Otto anni a Bologna insieme e un’amicizia di lunga data. Ultimamente, vuoi per i suoi impegni internazionali, non ci sentiamo tantissimo, ma ci conosciamo da tempo e per me quegli anni sono stati fondamentali.

A proposito di Bologna, se n’è andato da poco il bolognese di Cantù per antonomasia: Gianni Corsolini.

Grande personaggio, persona di valore e alla quale tutti hanno voluto bene. Ho appreso la notizia con dispiacere immenso e mi stringo alla famiglia. Abbiamo perso un uomo di spessore e di intelligenza sopraffina.

E anche in questo caso Cantù ha dimostrato quanto bene voglia ai suoi eroi...

Non c’è bisogno di aggiungere nulla a quello che abbiamo letto e visto.

Cantù vista da fuori quanto è affidabile adesso dopo le turbolenze della passata gestione?

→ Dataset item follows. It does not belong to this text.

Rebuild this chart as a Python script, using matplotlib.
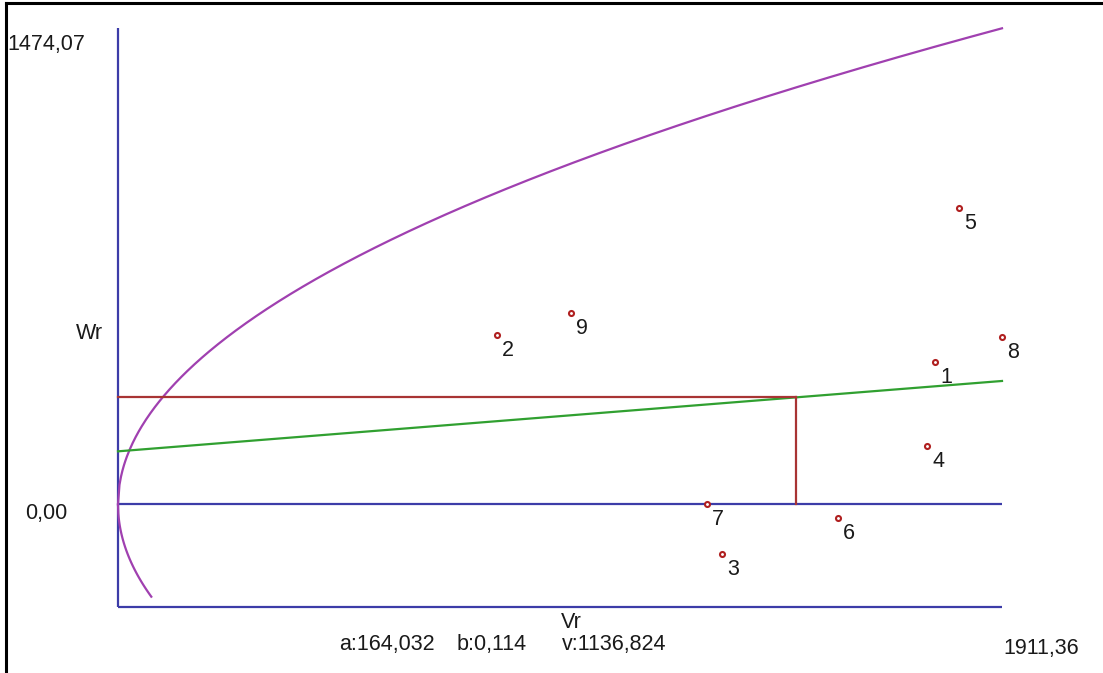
import numpy as np
import matplotlib
matplotlib.use("Agg")
import matplotlib.pyplot as plt
from matplotlib.lines import Line2D

# ---- data ----
labels = ["1", "2", "3", "4", "5", "6", "7", "8", "9"]
vr = [1766.5, 818.8, 1306.6, 1749.2, 1817.7, 1556.1, 1272.9, 1911.36, 979.5]
wr = [441.6, 524.3, -153.0, 181.5, 918.5, -43.4, 1.0, 519.0, 591.5]
a_coef = 164.032
b_coef = 0.114
v_coef = 1136.824
vr_max = 1911.36
wr_max = 1474.07
wr_min = -317.1
red_vr = 1465.0
lower_branch_end = 72.0
info_texts = ["a:164,032", "b:0,114", "v:1136,824"]

W, H = 1103, 673
fig = plt.figure(figsize=(W / 100, H / 100), dpi=100)
fig.patch.set_facecolor("white")
plt.rcParams["font.family"] = ["Liberation Sans", "DejaVu Sans"]

def fx(px):
    return px / W

def fy(py):
    return 1 - py / H

ax = fig.add_axes([fx(118), fy(606.7), 884 / W, (606.7 - 28.3) / H])
ax.set_xlim(0, vr_max)
ax.set_ylim(wr_min, wr_max)
ax.axis("off")

blue = "#3c3ca8"
purple = "#a040b0"
green = "#30a030"
red = "#a83434"
lw = 1.6

# axes lines
ax.plot([0, 0], [wr_min, wr_max], color=blue, lw=lw, clip_on=False, solid_capstyle="butt")
ax.plot([0, vr_max], [0, 0], color=blue, lw=lw, clip_on=False, solid_capstyle="butt")
ax.plot([0, vr_max], [wr_min, wr_min], color=blue, lw=lw, clip_on=False, solid_capstyle="butt")

# limiting parabola Wr^2 = v * Vr
xs = np.linspace(0, vr_max, 600)
ax.plot(xs, np.sqrt(v_coef * xs), color=purple, lw=lw, clip_on=False)
xl = np.linspace(0, lower_branch_end, 100)
ax.plot(xl, -np.sqrt(v_coef * xl), color=purple, lw=lw, clip_on=False)

# regression line
ax.plot([0, vr_max], [a_coef, a_coef + b_coef * vr_max], color=green, lw=lw, clip_on=False)

# red guide lines
red_wr = a_coef + b_coef * red_vr
ax.plot([0, red_vr], [red_wr, red_wr], color=red, lw=lw, clip_on=False)
ax.plot([red_vr, red_vr], [0, red_wr], color=red, lw=lw, clip_on=False)

# points
ax.scatter(vr, wr, s=13, facecolors="white", edgecolors="#b02020", linewidths=1.5,
           zorder=5, clip_on=False)
for lab, x, y in zip(labels, vr, wr):
    ax.annotate(lab, (x, y), xytext=(5, -21), textcoords="offset pixels",
                ha="left", va="baseline", fontsize=15.5, color="#1a1a1a")

tc = "#1a1a1a"
fs = 15.5
fig.text(fx(7), fy(50), "1474,07", ha="left", va="baseline", fontsize=fs, color=tc)
fig.text(fx(25), fy(519), "0,00", ha="left", va="baseline", fontsize=fs, color=tc)
fig.text(fx(1003), fy(654), "1911,36", ha="left", va="baseline", fontsize=fs, color=tc)
fig.text(fx(561), fy(628), "Vr", ha="left", va="baseline", fontsize=fs, color=tc)
fig.text(fx(76), fy(339), "Wr", ha="left", va="baseline", fontsize=fs, color=tc)
for t, px in zip(info_texts, [339, 457, 562]):
    fig.text(fx(px), fy(650), t, ha="left", va="baseline", fontsize=fs, color=tc)

# frame lines (left & top)
fig.add_artist(Line2D([fx(5.5), fx(5.5)], [0, fy(2.5)], color="black", lw=2.2))
fig.add_artist(Line2D([fx(5.5), 1], [fy(2.8), fy(2.8)], color="black", lw=2.2))

fig.savefig("out.png", dpi=100)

Molto. Direi che è stato fatto un eccellente lavoro per la ricostruzione di una credibilità all’Italia e all’estero per giocatori e allenatori. Non per dire male, ma qualcosa di non lineare prima c’era, se ne parlava e si sentiva. Adesso è tutta un’altra cosa, e sono state ritrovate le persone giuste per riportare la piazza al ruolo che storia e risultati le impongono. E il mio non è un discorso solo di bilanci, ma anche di uomini. Dal presidente Allievi, a Mauri, a Della Fiori e a tutti i dirigenti ho visto massima serietà e grande voglia.

La ferita di Roma si rimarginerà mai?

Mi è dispiaciuto moltissimo, per una piazza importante come è quella. Nonostante non sia accaduto dalla sera alla mattina, sono stati mesi durissimi e nei quali ogni cosa era complicata. Abbiamo aspettato e sperato, invece... Una ferita che non si chiuderà mai, dal lato professionale e umano.

Non le chiederemo per ovvi motivi se è favorevole al blocco delle retrocessioni, ma se sposa la linea della Legabasket di campionato a franchigie o meglio il pathos di promozioni e retrocessioni?

Le due cose possono tranquillamente coincidere. L’importante è che chi sale abbia credenziali e garanzie per mantenere il livello della serie A. Un giusto compromesso, nel quale dimostrare di avere i numeri a posto ed evitando esperienze tipo quella di Roma, appunto.